-- TASK REQUIREMENTS --
Begin with the first line of the material and copy each line word for word through the line that contains "const fmt = v"; the pictures are left out.

-- DATA LINES --
^^^^^^^^

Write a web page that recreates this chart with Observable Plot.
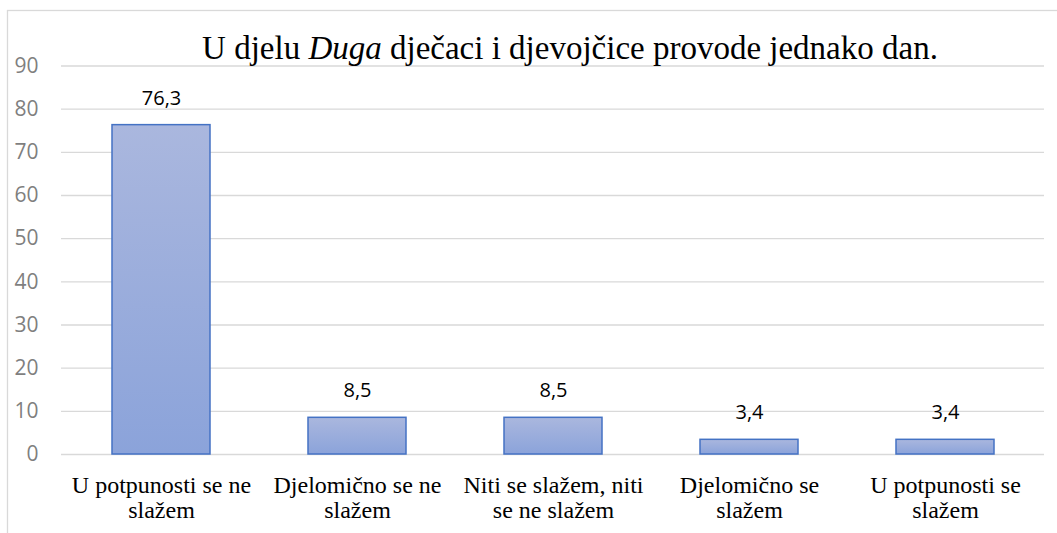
<!DOCTYPE html>
<html>
<head>
<meta charset="utf-8">
<script src="https://cdn.jsdelivr.net/npm/d3@7"></script>
<script src="https://cdn.jsdelivr.net/npm/@observablehq/plot@0.6"></script>
<style>
  html, body { margin: 0; padding: 0; background: #fff; }
</style>
</head>
<body>
<div id="chart"></div>
<script>
const categories = [
  "U potpunosti se ne\nslažem",
  "Djelomično se ne\nslažem",
  "Niti se slažem, niti\nse ne slažem",
  "Djelomično se\nslažem",
  "U potpunosti se\nslažem"
];
const values = [76.3, 8.5, 8.5, 3.4, 3.4];
const yTicks = [0, 10, 20, 30, 40, 50, 60, 70, 80, 90];
const titleParts = [
  {text: "U djelu ", italic: false},
  {text: "Duga", italic: true},
  {text: " dječaci i djevojčice provode jednako dan.", italic: false}
];

const SERIF = "Liberation Serif";
const SANS = "Open Sans";

const data = categories.map((c, i) => ({category: c, value: values[i]}));
const fmt = v => String(v).replace(".", ",");

const chart = Plot.plot({
  width: 1057,
  height: 533,
  marginTop: 65.5,
  marginBottom: 79,
  marginLeft: 61,
  marginRight: 13,
  style: {background: "#fff"},
  x: {domain: categories, paddingInner: 0.5, paddingOuter: 0.25, axis: null, label: null},
  y: {domain: [0, 90], axis: null, label: null},
  marks: [
    Plot.ruleY(yTicks, {stroke: "#d9d9d9", strokeWidth: 1.3}),
    Plot.barY(data, {x: "category", y: "value", fill: "url(#barGrad)", stroke: "#4472c4", strokeWidth: 1.5}),
    Plot.text(data, {x: "category", y: "value", text: d => fmt(d.value), dy: -27,
      fontFamily: SANS, fontSize: 20, fill: "#000"}),
    Plot.axisY({ticks: yTicks, tickSize: 0, tickPadding: 23, fontSize: 21, label: null,
      fontFamily: SANS, fill: "#7f7f7f", tickFormat: d => String(d)}),
    Plot.axisX({tickSize: 0, tickPadding: 20.5, fontSize: 24, lineHeight: 1.04, label: null,
      fontFamily: SERIF, fill: "#000", tickFormat: d => d})
  ]
});

const svg = d3.select(chart);
const defs = svg.insert("defs", ":first-child");
const grad = defs.append("linearGradient").attr("id", "barGrad")
  .attr("x1", 0).attr("y1", 0).attr("x2", 0).attr("y2", 1);
grad.append("stop").attr("offset", "0%").attr("stop-color", "#aab7de");
grad.append("stop").attr("offset", "100%").attr("stop-color", "#8ba3da");

svg.insert("rect", "defs + *")
  .attr("x", 7.5).attr("y", 10.5).attr("width", 1100).attr("height", 600)
  .attr("fill", "none").attr("stroke", "#d9d9d9").attr("stroke-width", 1.3);

const title = svg.append("text")
  .attr("x", 570).attr("y", 59)
  .attr("text-anchor", "middle")
  .attr("font-family", SERIF)
  .attr("font-size", 33)
  .attr("fill", "#000");
titleParts.forEach(p => {
  const t = title.append("tspan").text(p.text);
  if (p.italic) t.attr("font-style", "italic");
});

document.getElementById("chart").appendChild(chart);
</script>
</body>
</html>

^^^^^^^^

-- THE RESPONSE --
Write a web page that recreates this chart with Observable Plot.
<!DOCTYPE html>
<html>
<head>
<meta charset="utf-8">
<script src="https://cdn.jsdelivr.net/npm/d3@7"></script>
<script src="https://cdn.jsdelivr.net/npm/@observablehq/plot@0.6"></script>
<style>
  html, body { margin: 0; padding: 0; background: #fff; }
</style>
</head>
<body>
<div id="chart"></div>
<script>
const categories = [
  "U potpunosti se ne\nslažem",
  "Djelomično se ne\nslažem",
  "Niti se slažem, niti\nse ne slažem",
  "Djelomično se\nslažem",
  "U potpunosti se\nslažem"
];
const values = [76.3, 8.5, 8.5, 3.4, 3.4];
const yTicks = [0, 10, 20, 30, 40, 50, 60, 70, 80, 90];
const titleParts = [
  {text: "U djelu ", italic: false},
  {text: "Duga", italic: true},
  {text: " dječaci i djevojčice provode jednako dan.", italic: false}
];

const SERIF = "Liberation Serif";
const SANS = "Open Sans";

const data = categories.map((c, i) => ({category: c, value: values[i]}));
const fmt = v => String(v).replace(".", ",");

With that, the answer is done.